MP usa dados de repatriação em investigações

Maíra Magro

14/06/2017

 

 

O Ministério Público está usando dados do Programa de Repatriação para investigar pessoas envolvidas na Operação Lava-Jato e em outros escândalos, sem precisar de quebra de sigilo bancário ou fiscal. As informações consideradas suspeitas são enviadas aos procuradores pelo Conselho de Controle de Atividades Financeiras (Coaf), que por sua vez recebe comunicados dos bancos sobre operações atípicas.

"Não importa se é TED, DOC ou Repatriação. Os bancos têm a obrigação de comunicar toda operação suspeita ao Coaf", disse ao Valor o presidente do conselho, Antonio Gustavo Rodrigues. Questionado se no caso da repatriação todas as operações poderiam ser consideradas suspeitas, já que o dinheiro legalizado estava oculto no exterior, ele afirma que não. Em um exemplo hipotético, a repatriação feita por um empresário dono de uma grande indústria, que mantém relação com um banco durante décadas, não seria em primeira análise considerada atípica, segundo o presidente do Coaf. "Mas há milhões de situações que poderiam gerar sinais de alerta", ressalta Rodrigues.

Recebidas as informações do Coaf, cabe ao MP investigar se o dinheiro repatriado tinha origem ilícita. Se confirmada a ilegalidade, o MP considera que o programa oficial de legalização de ativos foi usado como forma de lavar dinheiro.

Em um caso recente ao qual o Valor teve acesso, o Ministério Público Federal (MPF) no Rio de Janeiro usou dados fornecidos pelo empresário Miguel Iskin, que aderiu ao Programa de Repatriação, para confirmar informações contra ele obtidas em investigações criminais.

O uso das informações é mencionado em decisão do Superior Tribunal de Justiça (STJ) que negou pedido de habeas corpus do empresário. "O MPF apurou, através de informação fornecida pelo banco Itaú ao Coaf, que Miguel Iskin solicitou a adesão ao Regime Especial de Regularização Cambial e Tributária (Rerct) com o intuito de regularizar a quantia de US$ 26,9 milhões depositados nas Bahamas", diz a decisão.

Segundo o documento, o banco também informou o Coaf que o empresário "foi resistente em informar a origem dos recursos, no entanto esclareceu que tratava-se de valores não declarados decorrentes do recebimento de comissões sobre vendas de produtos industriais de empresas sediadas no exterior".

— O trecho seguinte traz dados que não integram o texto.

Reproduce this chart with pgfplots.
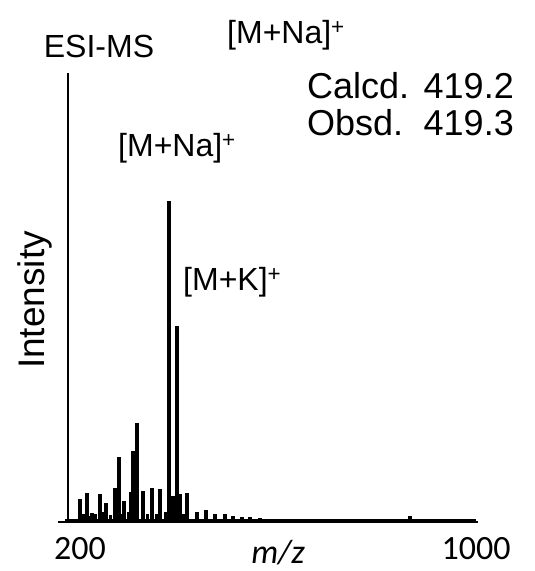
\documentclass[border=0pt]{standalone}
\usepackage{pgfplots}
\pgfplotsset{compat=1.18}
\usepackage{fontspec}
\setmainfont{Liberation Sans}
\newfontfamily\carlito{Carlito}
\begin{document}
\begin{tikzpicture}
\useasboundingbox (0,0) rectangle (535bp,571bp);
\begin{axis}[
  at={(58bp,49bp)}, anchor=south west,
  scale only axis, width=420bp, height=460bp,
  xmin=155.6, xmax=1004, ymin=0, ymax=460,
  axis x line=bottom, hide y axis,
  axis line style={line width=2.4bp, -},
  x axis line style={-},
  xtick={200,1000}, major tick length=0pt,
  xticklabel style={font=\carlito\fontsize{34bp}{40bp}\selectfont, yshift=-12bp},
  /pgf/number format/assume math mode=true,
  /pgf/number format/1000 sep={},
  clip=false,
]
% thin spectrum baseline
\addplot[black, line width=2bp] coordinates {(170,2.5) (1000,2.5)};
% tall left line
\addplot[ycomb, black, line width=2.6bp, mark=none] coordinates {(175.8,449)};
% peaks
\addplot[ycomb, black, line width=3.1bp, mark=none] coordinates {
(200,23) (206,8) (214.1,29) (219,6) (224.2,9) (232,8) (240.4,28) (246,10) (252.5,19) (261,7)
(270.7,34) (278.8,65) (284,8) (288.9,21) (298,10) (303,30) (307.1,71) (315.2,99)
(327.3,31) (336,8) (345.5,34) (354,8) (361.6,33) (372,10)
(379.8,321) (387.9,26) (396,196) (402,28) (408,8) (416.2,29)
(436.4,10) (454.5,12) (472.7,8) (492.9,8) (509.1,6) (527.3,5) (543.4,5)
(563.6,4) (583.8,3.5) (604,3.5) (624.2,3.5) (644.4,3.5) (664.6,3.5) (684.8,3.5)
(705,3.5) (725.2,3.5) (751.5,3.5) (866.7,6)
};
\end{axis}
% text labels
\node[font=\fontsize{32bp}{38bp}\selectfont] at (99bp,525bp) {ESI-MS};
\node[font=\fontsize{32bp}{38bp}\selectfont, anchor=west, inner sep=0pt] at (227bp,536bp) {[M+Na]\textsuperscript{+}};
\node[font=\fontsize{36bp}{42bp}\selectfont, anchor=west, inner sep=0pt] at (307bp,485bp) {Calcd.};
\node[font=\fontsize{36bp}{42bp}\selectfont, anchor=east, inner sep=0pt] at (514bp,485bp) {419.2};
\node[font=\fontsize{36bp}{42bp}\selectfont, anchor=west, inner sep=0pt] at (307bp,448bp) {Obsd.};
\node[font=\fontsize{36bp}{42bp}\selectfont, anchor=east, inner sep=0pt] at (514bp,448bp) {419.3};
\node[font=\fontsize{32bp}{38bp}\selectfont, anchor=west, inner sep=0pt] at (118bp,423bp) {[M+Na]\textsuperscript{+}};
\node[font=\fontsize{32bp}{38bp}\selectfont, anchor=west, inner sep=0pt] at (183bp,289bp) {[M+K]\textsuperscript{+}};
\node[font=\fontsize{37bp}{44bp}\selectfont, rotate=90] at (35bp,271bp) {Intensity};
\node[font=\carlito\itshape\fontsize{34bp}{40bp}\selectfont] at (278bp,18bp) {m/z};
\end{tikzpicture}
\end{document}
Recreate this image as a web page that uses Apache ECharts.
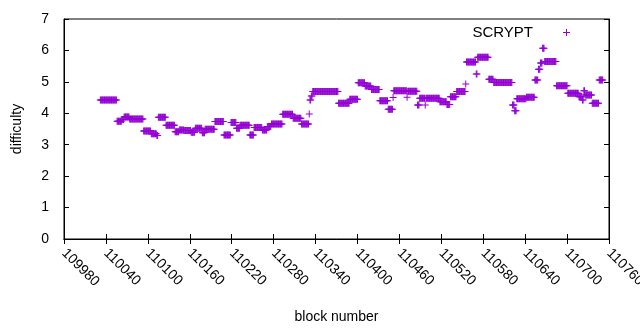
<!DOCTYPE html>
<html>
<head>
<meta charset="utf-8">
<script src="https://cdn.jsdelivr.net/npm/echarts@6/dist/echarts.min.js"></script>
<style>
    html, body { margin: 0; padding: 0; background: #fff; }
    #chart { width: 640px; height: 330px; }
</style>
</head>
<body>
<div id="chart"></div>
<script>
// runs of constant difficulty: [first block, last block, difficulty]
var difficultyRuns = [
    [110032, 110055, 4.42], [110056, 110062, 3.75], [110063, 110065, 3.80],
    [110066, 110073, 3.88], [110074, 110093, 3.82], [110094, 110104, 3.44],
    [110105, 110112, 3.35], [110113, 110114, 3.29], [110115, 110125, 3.87],
    [110126, 110138, 3.62], [110139, 110144, 3.41], [110145, 110151, 3.47],
    [110152, 110161, 3.45], [110162, 110167, 3.40], [110168, 110177, 3.52],
    [110178, 110181, 3.38], [110182, 110195, 3.49], [110196, 110208, 3.74],
    [110209, 110218, 3.31], [110219, 110226, 3.71], [110227, 110231, 3.52],
    [110232, 110245, 3.62], [110246, 110251, 3.31], [110252, 110263, 3.55],
    [110264, 110270, 3.47], [110271, 110276, 3.58], [110277, 110292, 3.66],
    [110293, 110307, 3.97], [110308, 110319, 3.84], [110320, 110330, 3.66],
    [110331, 110331, 3.98], [110332, 110333, 4.42], [110334, 110335, 4.55],
    [110336, 110372, 4.69], [110373, 110388, 4.32], [110389, 110400, 4.45],
    [110401, 110410, 4.97], [110411, 110419, 4.87], [110420, 110431, 4.76],
    [110432, 110443, 4.40], [110444, 110450, 4.13], [110451, 110451, 4.50],
    [110452, 110470, 4.72], [110471, 110471, 4.51], [110472, 110485, 4.70],
    [110486, 110488, 4.26], [110489, 110496, 4.48], [110497, 110497, 4.26],
    [110498, 110517, 4.48], [110518, 110527, 4.37], [110528, 110532, 4.28],
    [110533, 110541, 4.53], [110542, 110554, 4.69], [110555, 110555, 4.93],
    [110556, 110569, 5.63], [110570, 110571, 5.25], [110572, 110587, 5.78],
    [110588, 110594, 5.08], [110595, 110621, 4.98], [110622, 110624, 4.26],
    [110625, 110627, 4.08], [110628, 110641, 4.46], [110642, 110653, 4.51],
    [110654, 110658, 5.06], [110659, 110661, 5.40], [110662, 110664, 5.60],
    [110665, 110667, 6.07], [110668, 110684, 5.65], [110685, 110700, 4.88],
    [110701, 110716, 4.64], [110717, 110721, 4.53], [110722, 110723, 4.42],
    [110724, 110725, 4.72], [110726, 110735, 4.58], [110736, 110745, 4.32],
    [110746, 110751, 5.06]
];
var seriesName = 'SCRYPT';

// one point per block
var points = [];
difficultyRuns.forEach(function (run) {
    for (var b = run[0]; b <= run[1]; b++) {
        points.push([b, run[2]]);
    }
});

var plus = 'path://M0,3H3V0H4V3H7V4H4V7H3V4H0Z';
var font = 'Liberation Sans, Arial, sans-serif';

var tickAxis = {
    axisLine: { show: true, lineStyle: { color: '#000', width: 1 } },
    axisTick: { show: true, inside: true, length: 5, lineStyle: { color: '#000' } },
    splitLine: { show: false }
};

var option = {
    animation: false,
    grid: {
        left: 64, right: 31, top: 19, bottom: 91,
        outerBoundsMode: 'none',
        containLabel: false,
        show: true, borderColor: '#000', borderWidth: 1
    },
    legend: {
        data: [seriesName],
        right: 65,
        top: 20,
        align: 'right',
        icon: plus,
        itemWidth: 7,
        itemHeight: 7,
        textStyle: { color: '#000', fontFamily: font, fontSize: 15, padding: [0, 25, 0, 0] }
    },
    xAxis: [
        Object.assign({}, tickAxis, {
            type: 'value',
            min: 109980, max: 110760, interval: 60,
            name: 'block number',
            nameLocation: 'middle',
            nameGap: 71,
            nameTextStyle: { color: '#000', fontFamily: font, fontSize: 14 },
            axisLabel: {
                rotate: -45, margin: 12, color: '#000', fontFamily: font, fontSize: 14,
                formatter: function (v) { return String(v); }
            }
        }),
        Object.assign({}, tickAxis, {
            type: 'value', position: 'top',
            min: 109980, max: 110760, interval: 60,
            axisLabel: { show: false }
        })
    ],
    yAxis: [
        Object.assign({}, tickAxis, {
            type: 'value',
            min: 0, max: 7, interval: 1,
            name: 'difficulty',
            nameLocation: 'middle',
            nameGap: 40,
            nameTextStyle: { color: '#000', fontFamily: font, fontSize: 14 },
            axisLabel: { margin: 15, color: '#000', fontFamily: font, fontSize: 14 }
        }),
        Object.assign({}, tickAxis, {
            type: 'value', position: 'right',
            min: 0, max: 7, interval: 1,
            axisLabel: { show: false }
        })
    ],
    series: [{
        name: seriesName,
        type: 'scatter',
        symbol: plus,
        symbolSize: 7,
        itemStyle: { color: '#9400d3', opacity: 1 },
        emphasis: { disabled: true },
        data: points
    }]
};

var myChart = echarts.init(document.getElementById('chart'));
myChart.setOption(option);
</script>
</body>
</html>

Analisando o caminho do dinheiro, o MPF concluiu que os dados confirmaram que Iskin recebia comissões no exterior supostamente para organizar um cartel de empresas, fraudando pregão eletrônico na área hospitalar. O empresário foi apontado pelo MPF como "o grande corruptor da iniciativa privada na área da saúde no Estado do Rio de Janeiro, responsável pelo pagamento mensal de aproximadamente R$ 450 mil à organização criminosa" que, segundo os procuradores, era chefiada pelo ex-governador Sérgio Cabral (PMDB). Iskin foi preso preventivamente na Operação Fatura Exposta, por suposta prática de corrupção ativa, organização criminosa e lavagem de dinheiro.

Outro caso que chamou a atenção é o do ex-gerente da Petrobras Márcio de Almeida Ferreira, que mantinha R$ 48 milhões em contas nas Bahamas. No fim de 2016, ele regularizou os valores por meio da Lei de Repatriação, alegando que o dinheiro vinha da venda de um imóvel. Mas o Ministério Público entendeu que os recursos tinham origem em "propina proveniente de corrupção na Petrobras". Ferreira foi preso na 40ª fase da Lava-Jato, batizada de "Asfixia".

Segundo advogados consultados pelo Valor, a preocupação inicial de quem aderiu ao programa era se a Receita Federal iria compartilhar os dados com outros órgãos. Assim, muitos foram pegos de surpresa ao saber que os bancos estão partilhando informações.

A Lei de Repatriação (Lei 13.254/2016) diz que "é vedada à Receita Federal do Brasil, ao Conselho Monetário Nacional (CMN), ao Banco Central do Brasil e aos demais órgãos públicos (...) a divulgação ou o compartilhamento das informações prestadas pelos declarantes que tiverem aderido ao Rerct com os Estados, o Distrito Federal e os municípios, inclusive para fins de constituição de crédito tributário." Mas nada é dito a respeito dos bancos e do Coaf, que são obrigados por lei a comunicar e analisar informações suspeitas.

 

 

Valor econômico, v. 17, n. 4276, 14/06/2017. Especial, p. A12.